▸ Task directions
Return the material exactly, first line through the line containing "from matplotlib.ticker import", and nothing more. Pictures stay out.

▸ Dataset excerpt

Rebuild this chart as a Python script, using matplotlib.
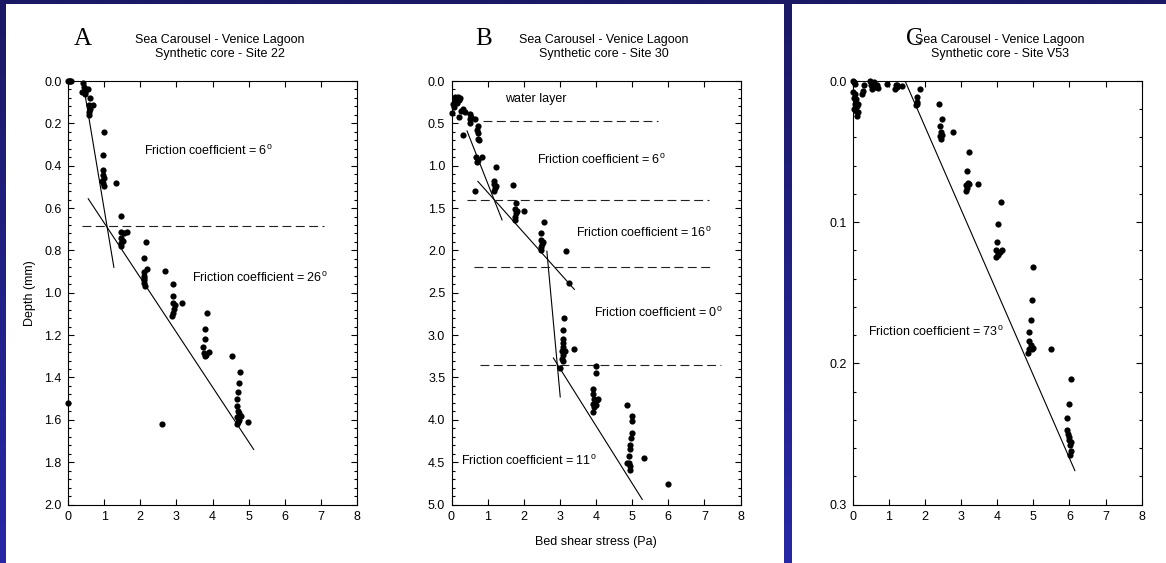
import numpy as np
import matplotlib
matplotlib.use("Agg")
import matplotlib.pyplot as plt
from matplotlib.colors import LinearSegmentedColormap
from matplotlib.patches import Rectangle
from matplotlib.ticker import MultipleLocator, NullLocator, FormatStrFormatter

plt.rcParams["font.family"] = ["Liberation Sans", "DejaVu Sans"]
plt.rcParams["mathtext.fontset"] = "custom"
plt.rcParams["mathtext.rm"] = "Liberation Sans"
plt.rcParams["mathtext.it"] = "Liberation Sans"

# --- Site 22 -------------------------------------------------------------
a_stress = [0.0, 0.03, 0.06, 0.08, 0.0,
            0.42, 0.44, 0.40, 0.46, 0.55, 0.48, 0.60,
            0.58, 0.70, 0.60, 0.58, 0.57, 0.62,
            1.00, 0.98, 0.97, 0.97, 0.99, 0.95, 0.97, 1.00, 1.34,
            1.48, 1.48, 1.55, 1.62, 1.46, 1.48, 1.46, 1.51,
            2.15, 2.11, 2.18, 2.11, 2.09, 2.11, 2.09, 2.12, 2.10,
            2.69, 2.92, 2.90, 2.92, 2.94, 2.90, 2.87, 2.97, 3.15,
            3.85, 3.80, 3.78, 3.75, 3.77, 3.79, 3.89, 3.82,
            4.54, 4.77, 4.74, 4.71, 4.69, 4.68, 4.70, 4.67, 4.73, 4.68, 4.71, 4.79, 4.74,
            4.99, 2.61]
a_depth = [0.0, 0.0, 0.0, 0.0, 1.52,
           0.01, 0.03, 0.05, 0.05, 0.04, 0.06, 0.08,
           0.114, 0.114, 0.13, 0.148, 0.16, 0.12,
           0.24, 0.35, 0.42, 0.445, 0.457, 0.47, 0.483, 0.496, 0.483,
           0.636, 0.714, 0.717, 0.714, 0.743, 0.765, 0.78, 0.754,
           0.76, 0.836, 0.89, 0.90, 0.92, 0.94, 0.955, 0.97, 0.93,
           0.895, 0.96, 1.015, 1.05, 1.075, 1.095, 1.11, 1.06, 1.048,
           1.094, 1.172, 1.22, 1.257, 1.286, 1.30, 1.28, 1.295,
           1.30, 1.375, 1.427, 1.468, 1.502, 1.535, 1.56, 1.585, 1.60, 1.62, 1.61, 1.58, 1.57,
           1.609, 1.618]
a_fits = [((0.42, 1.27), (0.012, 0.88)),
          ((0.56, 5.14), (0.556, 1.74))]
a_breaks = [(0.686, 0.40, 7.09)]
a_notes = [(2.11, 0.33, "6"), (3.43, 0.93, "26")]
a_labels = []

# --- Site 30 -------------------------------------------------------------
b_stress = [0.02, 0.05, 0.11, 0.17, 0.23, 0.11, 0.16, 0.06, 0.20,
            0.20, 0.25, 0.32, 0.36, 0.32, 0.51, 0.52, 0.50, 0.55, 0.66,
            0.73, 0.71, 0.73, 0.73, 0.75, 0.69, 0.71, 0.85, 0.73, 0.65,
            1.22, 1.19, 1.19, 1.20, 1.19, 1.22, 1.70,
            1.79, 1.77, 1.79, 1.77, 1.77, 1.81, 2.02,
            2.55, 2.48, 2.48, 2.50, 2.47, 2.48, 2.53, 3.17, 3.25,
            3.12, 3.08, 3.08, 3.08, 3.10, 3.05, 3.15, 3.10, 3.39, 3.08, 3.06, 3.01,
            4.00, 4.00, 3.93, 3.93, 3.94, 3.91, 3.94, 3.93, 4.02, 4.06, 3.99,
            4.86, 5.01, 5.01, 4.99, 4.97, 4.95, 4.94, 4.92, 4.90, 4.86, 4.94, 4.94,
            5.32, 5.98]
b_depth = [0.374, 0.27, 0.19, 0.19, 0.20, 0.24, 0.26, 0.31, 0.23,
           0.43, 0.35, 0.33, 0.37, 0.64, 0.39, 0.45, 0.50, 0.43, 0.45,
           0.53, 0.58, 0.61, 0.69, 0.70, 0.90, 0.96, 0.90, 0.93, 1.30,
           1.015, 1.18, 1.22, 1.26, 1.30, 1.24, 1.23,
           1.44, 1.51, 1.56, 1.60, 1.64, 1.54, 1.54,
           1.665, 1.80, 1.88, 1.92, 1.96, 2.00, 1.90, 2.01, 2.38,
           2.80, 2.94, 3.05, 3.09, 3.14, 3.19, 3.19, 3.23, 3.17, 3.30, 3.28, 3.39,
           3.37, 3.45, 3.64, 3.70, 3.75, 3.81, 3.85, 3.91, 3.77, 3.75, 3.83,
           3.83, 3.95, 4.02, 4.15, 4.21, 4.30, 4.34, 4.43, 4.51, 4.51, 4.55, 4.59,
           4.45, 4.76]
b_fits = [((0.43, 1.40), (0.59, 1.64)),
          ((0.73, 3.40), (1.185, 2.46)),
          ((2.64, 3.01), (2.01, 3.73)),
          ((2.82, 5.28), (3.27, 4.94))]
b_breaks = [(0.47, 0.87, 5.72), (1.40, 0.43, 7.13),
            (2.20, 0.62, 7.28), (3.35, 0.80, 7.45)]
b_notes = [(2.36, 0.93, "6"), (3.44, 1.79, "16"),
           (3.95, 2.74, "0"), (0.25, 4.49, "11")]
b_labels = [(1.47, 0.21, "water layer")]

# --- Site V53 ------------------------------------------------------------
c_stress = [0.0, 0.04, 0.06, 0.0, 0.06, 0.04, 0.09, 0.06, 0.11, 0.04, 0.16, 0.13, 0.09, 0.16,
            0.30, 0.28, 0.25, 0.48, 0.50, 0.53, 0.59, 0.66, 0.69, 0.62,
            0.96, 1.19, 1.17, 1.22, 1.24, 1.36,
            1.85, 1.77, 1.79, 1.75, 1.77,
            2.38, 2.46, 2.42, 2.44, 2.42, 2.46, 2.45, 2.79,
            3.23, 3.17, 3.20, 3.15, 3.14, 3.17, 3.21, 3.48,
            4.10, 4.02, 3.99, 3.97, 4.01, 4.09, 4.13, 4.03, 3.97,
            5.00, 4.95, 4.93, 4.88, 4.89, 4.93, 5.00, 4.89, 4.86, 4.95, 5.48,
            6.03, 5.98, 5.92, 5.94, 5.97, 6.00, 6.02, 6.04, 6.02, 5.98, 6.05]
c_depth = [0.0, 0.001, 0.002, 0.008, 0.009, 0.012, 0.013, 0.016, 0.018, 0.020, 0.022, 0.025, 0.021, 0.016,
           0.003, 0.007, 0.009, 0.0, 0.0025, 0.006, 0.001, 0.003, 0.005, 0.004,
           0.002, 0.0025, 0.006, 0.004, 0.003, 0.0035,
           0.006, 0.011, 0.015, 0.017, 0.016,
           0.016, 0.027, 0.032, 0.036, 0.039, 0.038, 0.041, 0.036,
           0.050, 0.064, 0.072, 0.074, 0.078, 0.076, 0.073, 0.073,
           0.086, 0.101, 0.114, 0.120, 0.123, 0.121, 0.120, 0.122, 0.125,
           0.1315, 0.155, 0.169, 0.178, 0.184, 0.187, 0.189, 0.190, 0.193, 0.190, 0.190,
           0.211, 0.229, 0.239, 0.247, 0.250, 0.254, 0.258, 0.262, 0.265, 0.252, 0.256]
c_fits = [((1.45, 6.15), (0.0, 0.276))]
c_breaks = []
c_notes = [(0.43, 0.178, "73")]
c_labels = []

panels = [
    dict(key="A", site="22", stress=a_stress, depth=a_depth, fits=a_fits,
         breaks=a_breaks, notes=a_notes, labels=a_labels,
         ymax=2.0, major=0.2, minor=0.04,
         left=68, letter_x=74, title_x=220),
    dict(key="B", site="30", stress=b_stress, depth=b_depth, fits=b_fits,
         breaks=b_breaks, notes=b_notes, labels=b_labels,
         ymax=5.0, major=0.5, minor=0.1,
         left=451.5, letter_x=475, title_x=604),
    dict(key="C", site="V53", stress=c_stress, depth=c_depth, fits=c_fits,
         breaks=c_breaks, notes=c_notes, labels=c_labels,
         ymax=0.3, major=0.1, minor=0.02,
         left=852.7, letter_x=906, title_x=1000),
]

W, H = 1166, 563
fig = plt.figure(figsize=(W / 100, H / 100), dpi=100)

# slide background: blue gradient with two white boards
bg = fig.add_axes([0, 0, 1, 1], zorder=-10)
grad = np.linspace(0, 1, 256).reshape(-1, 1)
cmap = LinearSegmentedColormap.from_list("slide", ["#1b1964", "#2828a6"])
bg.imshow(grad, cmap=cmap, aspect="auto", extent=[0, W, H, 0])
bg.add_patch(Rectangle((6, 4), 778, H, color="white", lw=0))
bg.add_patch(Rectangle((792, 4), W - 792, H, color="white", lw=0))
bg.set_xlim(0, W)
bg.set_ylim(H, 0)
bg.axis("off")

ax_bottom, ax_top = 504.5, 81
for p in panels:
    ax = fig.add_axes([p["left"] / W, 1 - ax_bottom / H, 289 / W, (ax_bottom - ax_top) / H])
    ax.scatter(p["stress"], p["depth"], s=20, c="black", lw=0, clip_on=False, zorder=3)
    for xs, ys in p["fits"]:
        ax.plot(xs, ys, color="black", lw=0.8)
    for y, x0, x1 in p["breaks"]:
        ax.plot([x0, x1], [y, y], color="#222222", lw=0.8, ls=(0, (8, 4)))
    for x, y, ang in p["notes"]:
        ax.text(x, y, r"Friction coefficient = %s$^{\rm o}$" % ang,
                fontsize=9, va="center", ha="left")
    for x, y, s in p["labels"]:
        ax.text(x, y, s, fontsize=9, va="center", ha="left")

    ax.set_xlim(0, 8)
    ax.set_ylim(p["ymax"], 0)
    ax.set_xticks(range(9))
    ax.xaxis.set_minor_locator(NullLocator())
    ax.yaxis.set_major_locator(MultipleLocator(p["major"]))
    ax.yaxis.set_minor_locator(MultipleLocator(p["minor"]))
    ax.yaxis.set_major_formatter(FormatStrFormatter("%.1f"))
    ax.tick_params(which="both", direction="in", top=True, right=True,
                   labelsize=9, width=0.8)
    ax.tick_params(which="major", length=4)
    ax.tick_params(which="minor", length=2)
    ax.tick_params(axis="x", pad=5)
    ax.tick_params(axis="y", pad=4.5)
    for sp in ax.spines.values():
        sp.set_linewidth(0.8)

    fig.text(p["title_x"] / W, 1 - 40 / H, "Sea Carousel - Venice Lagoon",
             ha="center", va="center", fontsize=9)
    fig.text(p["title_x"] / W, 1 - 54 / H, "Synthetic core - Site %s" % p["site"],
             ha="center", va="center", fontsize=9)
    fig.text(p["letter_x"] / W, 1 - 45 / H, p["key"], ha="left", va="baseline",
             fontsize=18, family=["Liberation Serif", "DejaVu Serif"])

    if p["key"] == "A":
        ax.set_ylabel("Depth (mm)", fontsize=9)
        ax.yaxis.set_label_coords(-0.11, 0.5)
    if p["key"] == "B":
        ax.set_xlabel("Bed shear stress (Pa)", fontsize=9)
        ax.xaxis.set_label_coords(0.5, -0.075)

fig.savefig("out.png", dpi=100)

▸ Output for this exercise
Rebuild this chart as a Python script, using matplotlib.
import numpy as np
import matplotlib
matplotlib.use("Agg")
import matplotlib.pyplot as plt
from matplotlib.colors import LinearSegmentedColormap
from matplotlib.patches import Rectangle
from matplotlib.ticker import MultipleLocator, NullLocator, FormatStrFormatter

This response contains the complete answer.